EXERCISE BRIEF =
Copy exactly, and only, the lines between the line holding "Give me the TikZ source for this diagram." and the line holding "(0,0) rectangle (891,567);", inclusive; skip the pictures.

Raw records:

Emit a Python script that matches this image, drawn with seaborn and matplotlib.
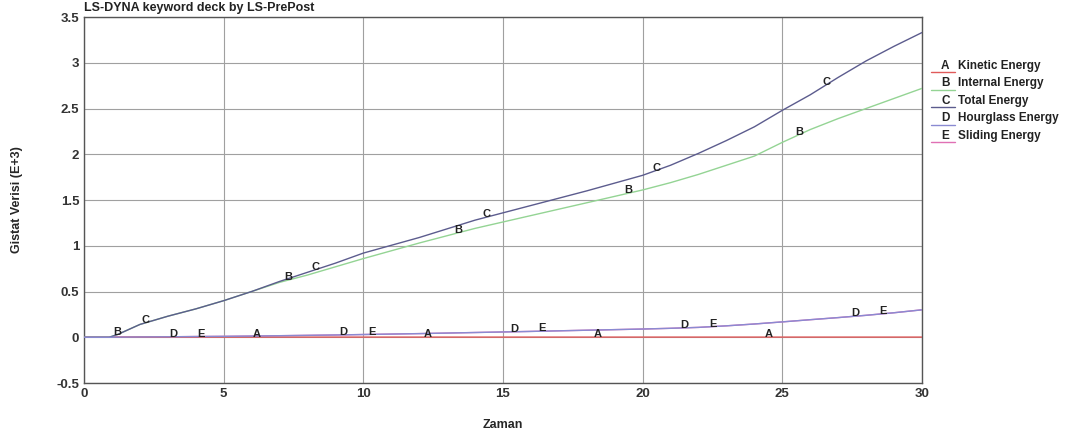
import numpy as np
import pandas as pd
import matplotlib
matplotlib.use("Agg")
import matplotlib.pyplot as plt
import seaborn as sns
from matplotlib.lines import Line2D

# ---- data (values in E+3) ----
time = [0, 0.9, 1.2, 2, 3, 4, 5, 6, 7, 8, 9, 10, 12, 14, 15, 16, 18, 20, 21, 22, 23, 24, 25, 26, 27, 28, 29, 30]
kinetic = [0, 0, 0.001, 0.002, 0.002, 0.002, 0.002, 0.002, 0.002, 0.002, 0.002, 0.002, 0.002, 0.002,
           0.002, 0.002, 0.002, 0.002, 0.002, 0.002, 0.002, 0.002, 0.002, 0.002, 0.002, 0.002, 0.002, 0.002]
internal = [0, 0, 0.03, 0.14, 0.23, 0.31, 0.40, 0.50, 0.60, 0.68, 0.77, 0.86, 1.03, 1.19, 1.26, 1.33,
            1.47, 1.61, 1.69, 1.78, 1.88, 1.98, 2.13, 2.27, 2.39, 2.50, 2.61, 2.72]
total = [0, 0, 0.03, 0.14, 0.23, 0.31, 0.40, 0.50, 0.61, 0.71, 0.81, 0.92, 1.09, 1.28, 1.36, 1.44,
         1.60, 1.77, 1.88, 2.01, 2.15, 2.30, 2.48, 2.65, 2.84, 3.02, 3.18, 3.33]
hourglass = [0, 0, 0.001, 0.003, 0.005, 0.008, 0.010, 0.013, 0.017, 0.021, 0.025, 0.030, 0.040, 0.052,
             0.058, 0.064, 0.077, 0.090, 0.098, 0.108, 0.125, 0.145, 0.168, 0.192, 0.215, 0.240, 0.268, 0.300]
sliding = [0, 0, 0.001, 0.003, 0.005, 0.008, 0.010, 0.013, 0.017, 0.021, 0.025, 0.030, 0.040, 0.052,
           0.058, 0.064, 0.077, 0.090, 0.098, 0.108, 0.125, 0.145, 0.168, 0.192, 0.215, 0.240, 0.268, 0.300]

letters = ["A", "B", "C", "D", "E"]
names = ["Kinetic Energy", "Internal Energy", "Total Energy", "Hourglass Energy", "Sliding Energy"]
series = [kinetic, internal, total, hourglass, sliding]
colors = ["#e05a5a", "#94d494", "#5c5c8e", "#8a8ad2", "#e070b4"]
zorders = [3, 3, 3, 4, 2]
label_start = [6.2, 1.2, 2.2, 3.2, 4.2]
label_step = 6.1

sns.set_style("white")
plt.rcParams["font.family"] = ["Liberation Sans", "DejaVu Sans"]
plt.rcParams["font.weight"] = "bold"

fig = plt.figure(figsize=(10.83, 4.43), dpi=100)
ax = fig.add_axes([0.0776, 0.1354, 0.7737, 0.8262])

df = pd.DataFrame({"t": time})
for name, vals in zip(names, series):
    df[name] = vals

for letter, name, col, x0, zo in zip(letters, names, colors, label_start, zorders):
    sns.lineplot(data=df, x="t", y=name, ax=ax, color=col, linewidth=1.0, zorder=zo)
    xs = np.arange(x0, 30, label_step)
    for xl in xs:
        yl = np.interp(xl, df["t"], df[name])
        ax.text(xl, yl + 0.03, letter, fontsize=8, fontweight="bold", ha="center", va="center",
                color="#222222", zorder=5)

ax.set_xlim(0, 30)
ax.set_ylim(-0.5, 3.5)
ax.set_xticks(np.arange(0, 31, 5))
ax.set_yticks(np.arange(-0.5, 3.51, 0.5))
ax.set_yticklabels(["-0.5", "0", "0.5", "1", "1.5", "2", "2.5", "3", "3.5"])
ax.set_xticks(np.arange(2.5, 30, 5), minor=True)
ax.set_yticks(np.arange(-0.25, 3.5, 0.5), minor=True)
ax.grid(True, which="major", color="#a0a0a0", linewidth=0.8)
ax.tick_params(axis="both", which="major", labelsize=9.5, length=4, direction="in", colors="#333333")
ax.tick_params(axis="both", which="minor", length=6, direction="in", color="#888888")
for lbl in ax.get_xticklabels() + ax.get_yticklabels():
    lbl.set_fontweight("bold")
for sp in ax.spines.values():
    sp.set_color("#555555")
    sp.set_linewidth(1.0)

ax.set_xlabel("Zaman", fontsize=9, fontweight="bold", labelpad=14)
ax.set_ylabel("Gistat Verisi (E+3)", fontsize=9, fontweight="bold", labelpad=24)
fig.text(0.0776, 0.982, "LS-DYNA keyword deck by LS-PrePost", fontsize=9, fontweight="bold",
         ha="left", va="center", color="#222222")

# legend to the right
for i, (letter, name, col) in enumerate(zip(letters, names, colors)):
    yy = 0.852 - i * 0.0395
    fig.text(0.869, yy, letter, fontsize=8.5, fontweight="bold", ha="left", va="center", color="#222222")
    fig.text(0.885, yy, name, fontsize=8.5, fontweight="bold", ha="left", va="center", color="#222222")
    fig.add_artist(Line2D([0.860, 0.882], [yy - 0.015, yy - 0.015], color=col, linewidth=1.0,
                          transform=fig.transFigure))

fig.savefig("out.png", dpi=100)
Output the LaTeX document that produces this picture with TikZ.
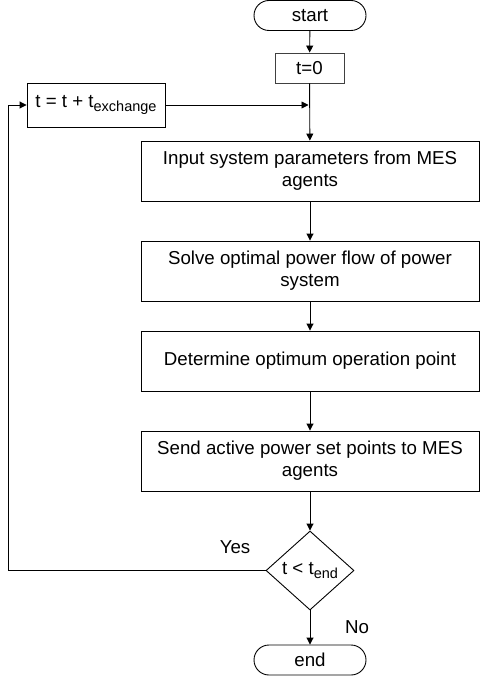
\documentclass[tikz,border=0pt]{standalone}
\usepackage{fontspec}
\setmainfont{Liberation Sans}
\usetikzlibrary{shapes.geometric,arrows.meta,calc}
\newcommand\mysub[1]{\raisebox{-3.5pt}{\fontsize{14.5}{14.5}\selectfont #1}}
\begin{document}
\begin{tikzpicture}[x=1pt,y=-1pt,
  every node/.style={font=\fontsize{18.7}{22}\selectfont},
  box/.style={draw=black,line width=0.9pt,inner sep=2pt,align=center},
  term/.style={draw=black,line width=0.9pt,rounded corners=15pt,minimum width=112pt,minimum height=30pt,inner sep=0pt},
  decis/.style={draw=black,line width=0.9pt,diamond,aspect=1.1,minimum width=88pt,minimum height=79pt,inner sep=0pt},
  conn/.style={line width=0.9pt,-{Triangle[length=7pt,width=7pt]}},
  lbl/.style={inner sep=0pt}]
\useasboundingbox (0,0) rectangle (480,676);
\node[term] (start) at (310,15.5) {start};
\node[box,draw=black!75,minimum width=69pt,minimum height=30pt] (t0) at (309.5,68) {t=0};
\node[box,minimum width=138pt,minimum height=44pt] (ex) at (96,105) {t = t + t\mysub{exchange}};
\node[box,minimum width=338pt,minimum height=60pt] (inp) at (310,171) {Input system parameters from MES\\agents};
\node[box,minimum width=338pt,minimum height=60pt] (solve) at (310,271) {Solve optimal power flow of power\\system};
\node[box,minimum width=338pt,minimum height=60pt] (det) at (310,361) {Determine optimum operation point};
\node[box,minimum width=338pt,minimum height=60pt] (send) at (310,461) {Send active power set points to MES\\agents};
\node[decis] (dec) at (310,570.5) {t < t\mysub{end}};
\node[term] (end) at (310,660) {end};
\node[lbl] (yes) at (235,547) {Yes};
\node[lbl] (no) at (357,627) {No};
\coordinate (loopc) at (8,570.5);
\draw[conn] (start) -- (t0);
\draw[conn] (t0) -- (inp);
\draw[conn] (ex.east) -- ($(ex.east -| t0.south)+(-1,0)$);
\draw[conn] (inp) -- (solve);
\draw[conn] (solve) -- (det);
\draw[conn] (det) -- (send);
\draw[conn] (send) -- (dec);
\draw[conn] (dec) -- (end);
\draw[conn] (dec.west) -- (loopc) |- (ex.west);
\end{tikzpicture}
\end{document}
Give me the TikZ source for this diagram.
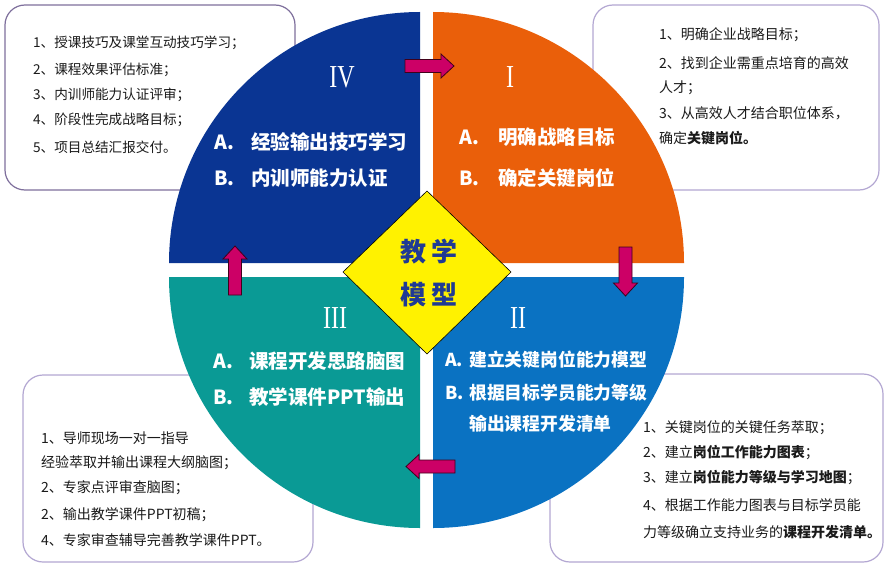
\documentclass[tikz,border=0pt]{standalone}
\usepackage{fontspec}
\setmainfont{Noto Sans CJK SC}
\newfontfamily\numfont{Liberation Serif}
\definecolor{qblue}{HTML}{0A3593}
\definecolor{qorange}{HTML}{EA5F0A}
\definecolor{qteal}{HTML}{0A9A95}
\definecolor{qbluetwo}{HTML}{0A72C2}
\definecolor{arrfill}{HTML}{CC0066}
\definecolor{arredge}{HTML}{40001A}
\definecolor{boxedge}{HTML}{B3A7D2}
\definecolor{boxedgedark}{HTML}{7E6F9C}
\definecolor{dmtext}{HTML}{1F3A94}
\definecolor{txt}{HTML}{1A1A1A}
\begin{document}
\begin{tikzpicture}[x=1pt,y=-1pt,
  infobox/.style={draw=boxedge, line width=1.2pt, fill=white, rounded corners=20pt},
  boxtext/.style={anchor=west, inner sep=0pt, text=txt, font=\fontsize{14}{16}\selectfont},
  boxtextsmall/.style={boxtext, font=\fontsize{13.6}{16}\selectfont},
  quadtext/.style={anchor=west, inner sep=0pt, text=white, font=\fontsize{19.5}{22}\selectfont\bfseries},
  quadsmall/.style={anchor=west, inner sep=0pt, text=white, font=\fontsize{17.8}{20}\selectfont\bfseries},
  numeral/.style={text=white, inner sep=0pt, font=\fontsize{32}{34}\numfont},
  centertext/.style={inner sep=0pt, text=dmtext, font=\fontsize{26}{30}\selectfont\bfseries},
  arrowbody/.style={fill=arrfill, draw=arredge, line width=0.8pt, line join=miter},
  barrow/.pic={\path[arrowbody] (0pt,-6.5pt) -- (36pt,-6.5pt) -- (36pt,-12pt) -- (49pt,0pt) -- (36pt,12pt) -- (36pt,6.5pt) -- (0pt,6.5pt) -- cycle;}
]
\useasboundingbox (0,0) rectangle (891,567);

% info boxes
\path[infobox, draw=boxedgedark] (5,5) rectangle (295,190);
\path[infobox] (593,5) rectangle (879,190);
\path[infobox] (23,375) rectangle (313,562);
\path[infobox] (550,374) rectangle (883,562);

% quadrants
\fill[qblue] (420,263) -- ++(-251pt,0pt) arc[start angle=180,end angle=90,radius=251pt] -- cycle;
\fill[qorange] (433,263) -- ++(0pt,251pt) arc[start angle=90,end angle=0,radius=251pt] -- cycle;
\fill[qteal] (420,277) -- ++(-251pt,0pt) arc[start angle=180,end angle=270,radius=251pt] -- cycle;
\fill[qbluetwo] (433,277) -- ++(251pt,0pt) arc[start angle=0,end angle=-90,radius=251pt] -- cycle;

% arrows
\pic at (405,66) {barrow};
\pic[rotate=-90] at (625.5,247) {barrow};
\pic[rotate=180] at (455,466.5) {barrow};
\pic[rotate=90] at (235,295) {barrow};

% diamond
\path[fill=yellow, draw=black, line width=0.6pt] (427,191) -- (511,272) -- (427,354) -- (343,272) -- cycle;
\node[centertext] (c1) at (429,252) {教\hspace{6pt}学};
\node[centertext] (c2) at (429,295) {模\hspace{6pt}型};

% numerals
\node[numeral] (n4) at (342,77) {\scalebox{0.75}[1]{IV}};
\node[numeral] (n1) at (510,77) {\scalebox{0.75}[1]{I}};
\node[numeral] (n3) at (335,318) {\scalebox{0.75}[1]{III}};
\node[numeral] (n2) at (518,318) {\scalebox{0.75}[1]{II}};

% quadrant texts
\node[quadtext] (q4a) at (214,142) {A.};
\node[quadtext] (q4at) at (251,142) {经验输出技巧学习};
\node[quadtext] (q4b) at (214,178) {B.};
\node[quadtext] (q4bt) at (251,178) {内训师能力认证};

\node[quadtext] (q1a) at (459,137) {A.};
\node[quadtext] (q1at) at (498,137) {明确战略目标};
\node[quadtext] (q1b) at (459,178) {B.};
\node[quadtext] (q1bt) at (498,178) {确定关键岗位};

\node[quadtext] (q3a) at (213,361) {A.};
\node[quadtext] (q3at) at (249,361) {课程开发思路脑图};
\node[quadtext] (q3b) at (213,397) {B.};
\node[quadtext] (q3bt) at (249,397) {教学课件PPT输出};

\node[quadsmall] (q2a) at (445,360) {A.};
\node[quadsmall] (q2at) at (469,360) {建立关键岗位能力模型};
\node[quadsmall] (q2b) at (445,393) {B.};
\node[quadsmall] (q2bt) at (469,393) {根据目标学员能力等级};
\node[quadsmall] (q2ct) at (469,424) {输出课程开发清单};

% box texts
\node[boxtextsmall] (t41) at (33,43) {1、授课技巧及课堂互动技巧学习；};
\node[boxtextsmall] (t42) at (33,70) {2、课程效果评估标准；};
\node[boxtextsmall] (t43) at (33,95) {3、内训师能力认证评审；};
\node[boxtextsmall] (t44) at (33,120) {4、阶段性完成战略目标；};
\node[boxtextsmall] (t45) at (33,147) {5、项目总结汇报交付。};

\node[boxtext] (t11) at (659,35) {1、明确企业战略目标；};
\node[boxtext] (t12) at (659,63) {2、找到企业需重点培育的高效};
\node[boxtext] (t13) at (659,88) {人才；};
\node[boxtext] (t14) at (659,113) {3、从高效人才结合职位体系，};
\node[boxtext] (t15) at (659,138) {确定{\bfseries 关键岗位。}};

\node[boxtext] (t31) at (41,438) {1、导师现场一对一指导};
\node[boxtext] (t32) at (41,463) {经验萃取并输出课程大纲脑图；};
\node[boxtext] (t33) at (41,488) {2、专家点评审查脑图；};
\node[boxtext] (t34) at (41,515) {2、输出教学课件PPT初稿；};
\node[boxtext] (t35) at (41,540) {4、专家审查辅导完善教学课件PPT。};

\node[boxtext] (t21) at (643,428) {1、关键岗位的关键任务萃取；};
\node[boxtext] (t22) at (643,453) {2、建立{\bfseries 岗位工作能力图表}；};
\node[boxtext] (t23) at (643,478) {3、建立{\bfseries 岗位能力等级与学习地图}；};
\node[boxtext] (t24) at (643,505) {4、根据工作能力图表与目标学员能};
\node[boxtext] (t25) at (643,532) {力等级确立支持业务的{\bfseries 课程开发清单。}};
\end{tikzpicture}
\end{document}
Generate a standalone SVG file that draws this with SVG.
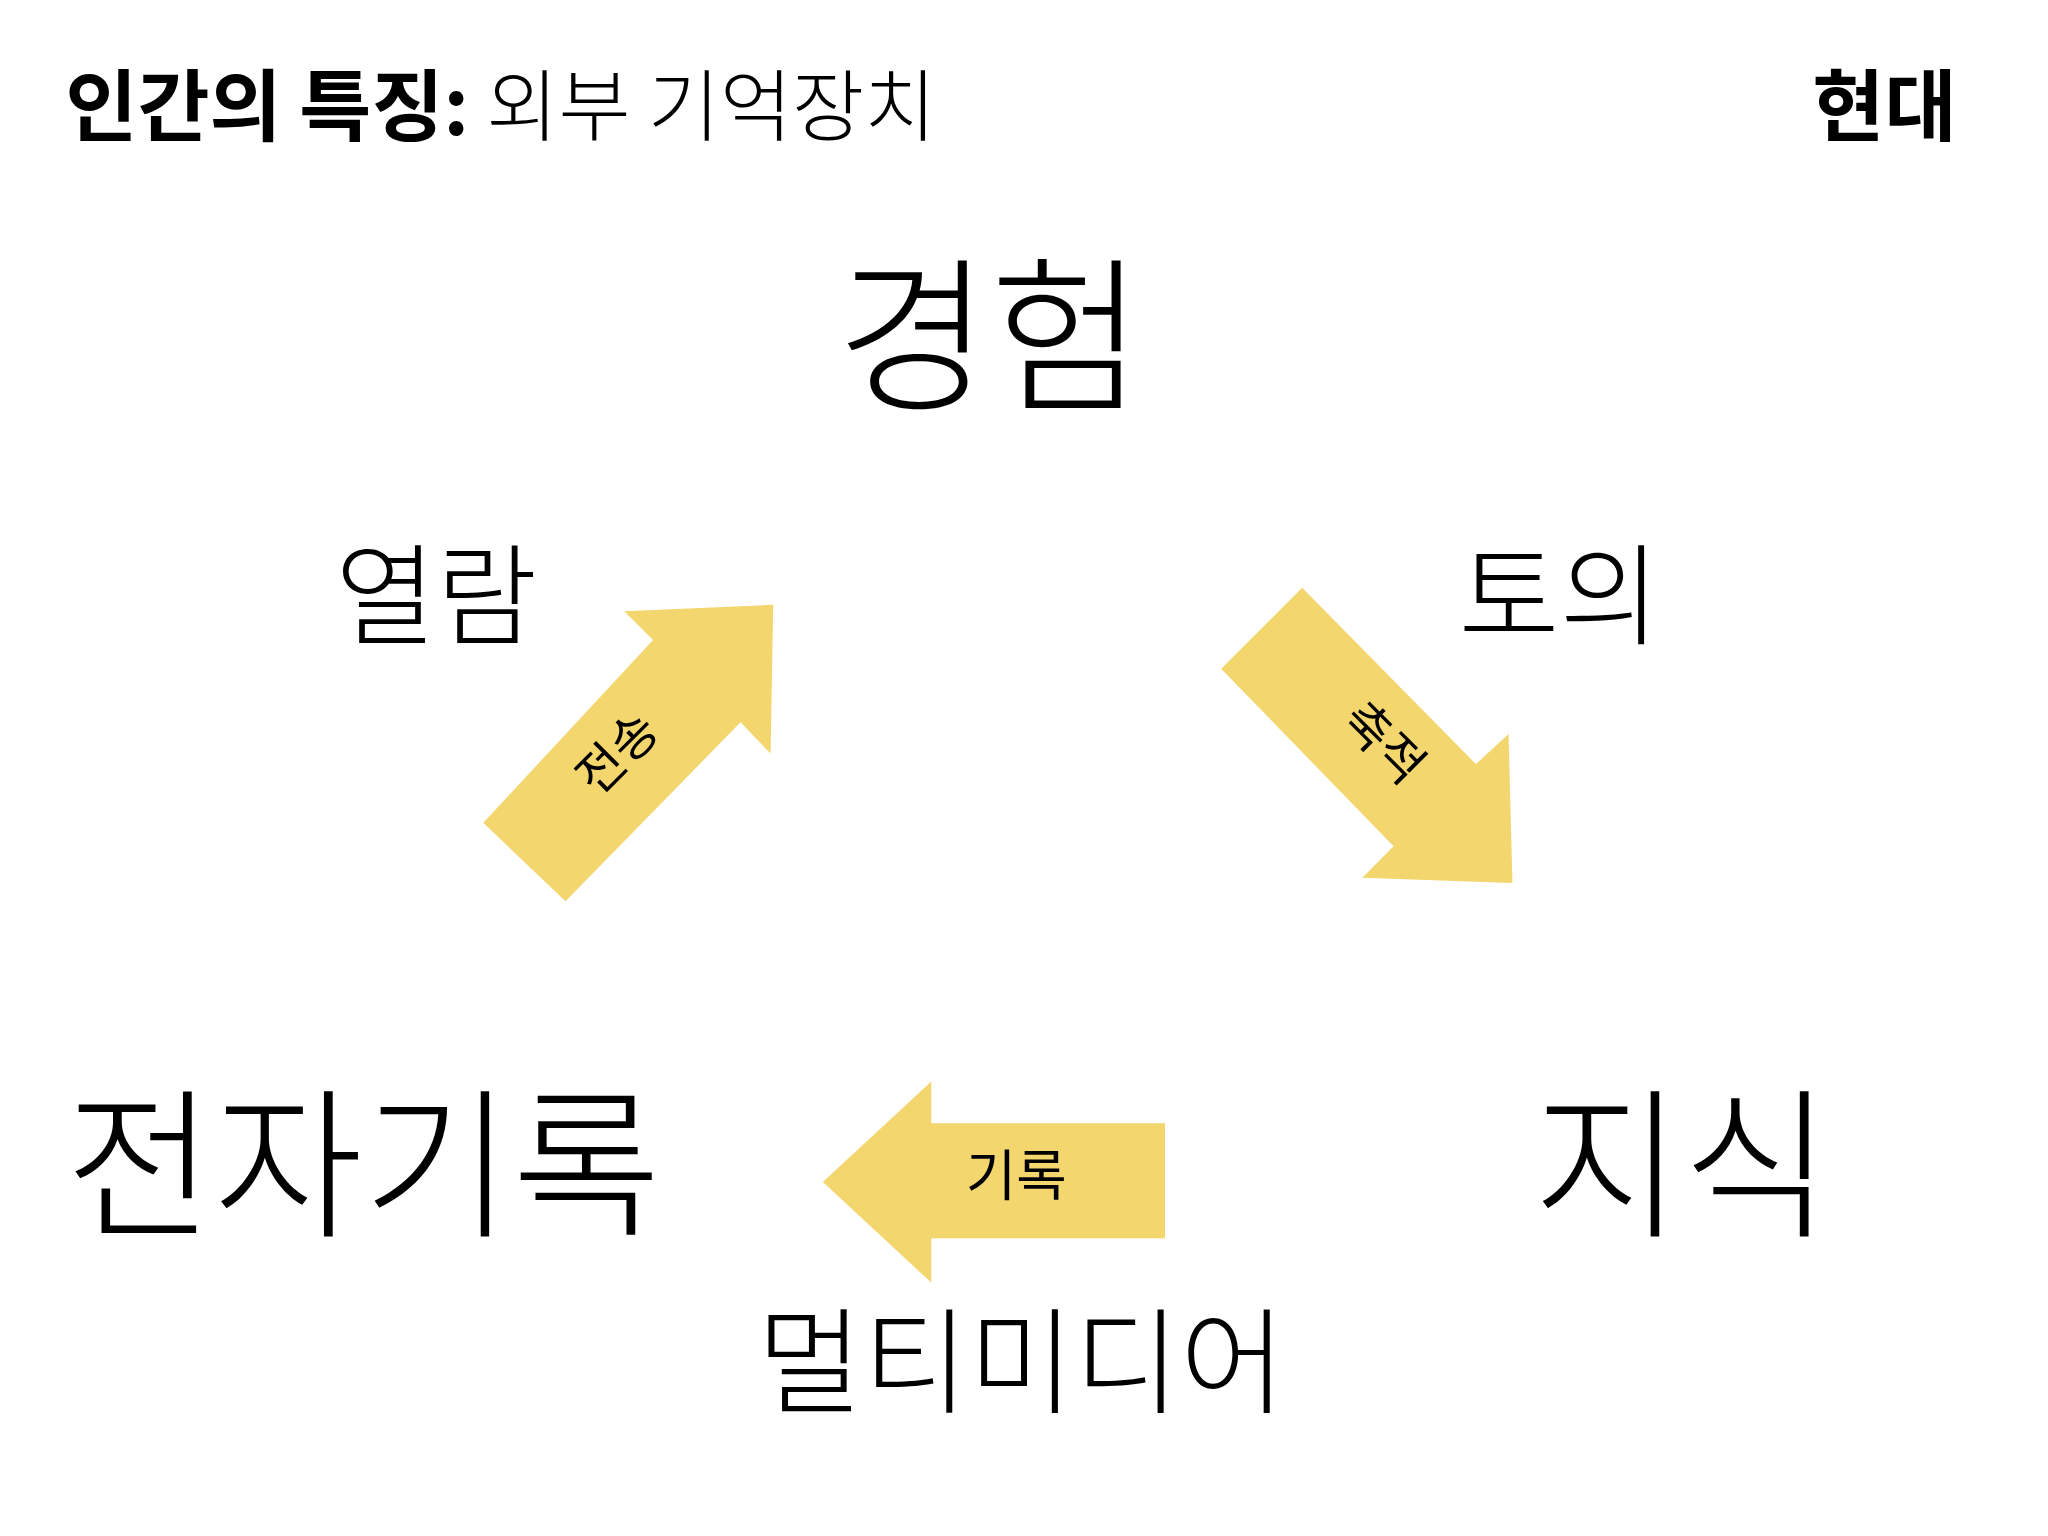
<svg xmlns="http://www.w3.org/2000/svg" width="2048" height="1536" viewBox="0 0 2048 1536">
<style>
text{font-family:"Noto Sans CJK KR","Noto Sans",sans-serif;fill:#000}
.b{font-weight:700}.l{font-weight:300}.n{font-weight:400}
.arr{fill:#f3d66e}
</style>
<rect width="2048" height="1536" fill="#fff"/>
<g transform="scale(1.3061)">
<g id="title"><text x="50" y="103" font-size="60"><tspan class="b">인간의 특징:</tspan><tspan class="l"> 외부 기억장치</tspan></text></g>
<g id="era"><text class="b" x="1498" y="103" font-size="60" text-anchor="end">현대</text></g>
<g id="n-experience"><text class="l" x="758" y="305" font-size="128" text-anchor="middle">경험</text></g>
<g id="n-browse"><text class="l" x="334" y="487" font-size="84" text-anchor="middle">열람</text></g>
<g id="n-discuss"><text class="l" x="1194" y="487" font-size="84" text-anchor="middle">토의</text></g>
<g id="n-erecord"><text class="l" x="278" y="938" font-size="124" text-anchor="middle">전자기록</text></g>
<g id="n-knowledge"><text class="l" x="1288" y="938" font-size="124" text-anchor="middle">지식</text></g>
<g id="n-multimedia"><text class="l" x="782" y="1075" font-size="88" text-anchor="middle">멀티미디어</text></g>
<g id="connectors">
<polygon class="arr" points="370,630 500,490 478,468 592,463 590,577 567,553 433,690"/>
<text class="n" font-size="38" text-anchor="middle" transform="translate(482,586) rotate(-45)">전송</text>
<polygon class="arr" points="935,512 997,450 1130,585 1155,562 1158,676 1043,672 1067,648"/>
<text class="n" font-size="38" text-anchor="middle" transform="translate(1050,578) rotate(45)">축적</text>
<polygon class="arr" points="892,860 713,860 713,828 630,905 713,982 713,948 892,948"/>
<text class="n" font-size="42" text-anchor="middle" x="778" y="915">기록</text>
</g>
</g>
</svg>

TASK OUTPUT =
Give me the TikZ source for this diagram.
\documentclass[tikz,border=0pt]{standalone}
\usepackage{fontspec}
\setmainfont{Noto Sans CJK SC}
\newfontfamily\numfont{Liberation Serif}
\definecolor{qblue}{HTML}{0A3593}
\definecolor{qorange}{HTML}{EA5F0A}
\definecolor{qteal}{HTML}{0A9A95}
\definecolor{qbluetwo}{HTML}{0A72C2}
\definecolor{arrfill}{HTML}{CC0066}
\definecolor{arredge}{HTML}{40001A}
\definecolor{boxedge}{HTML}{B3A7D2}
\definecolor{boxedgedark}{HTML}{7E6F9C}
\definecolor{dmtext}{HTML}{1F3A94}
\definecolor{txt}{HTML}{1A1A1A}
\begin{document}
\begin{tikzpicture}[x=1pt,y=-1pt,
  infobox/.style={draw=boxedge, line width=1.2pt, fill=white, rounded corners=20pt},
  boxtext/.style={anchor=west, inner sep=0pt, text=txt, font=\fontsize{14}{16}\selectfont},
  boxtextsmall/.style={boxtext, font=\fontsize{13.6}{16}\selectfont},
  quadtext/.style={anchor=west, inner sep=0pt, text=white, font=\fontsize{19.5}{22}\selectfont\bfseries},
  quadsmall/.style={anchor=west, inner sep=0pt, text=white, font=\fontsize{17.8}{20}\selectfont\bfseries},
  numeral/.style={text=white, inner sep=0pt, font=\fontsize{32}{34}\numfont},
  centertext/.style={inner sep=0pt, text=dmtext, font=\fontsize{26}{30}\selectfont\bfseries},
  arrowbody/.style={fill=arrfill, draw=arredge, line width=0.8pt, line join=miter},
  barrow/.pic={\path[arrowbody] (0pt,-6.5pt) -- (36pt,-6.5pt) -- (36pt,-12pt) -- (49pt,0pt) -- (36pt,12pt) -- (36pt,6.5pt) -- (0pt,6.5pt) -- cycle;}
]
\useasboundingbox (0,0) rectangle (891,567);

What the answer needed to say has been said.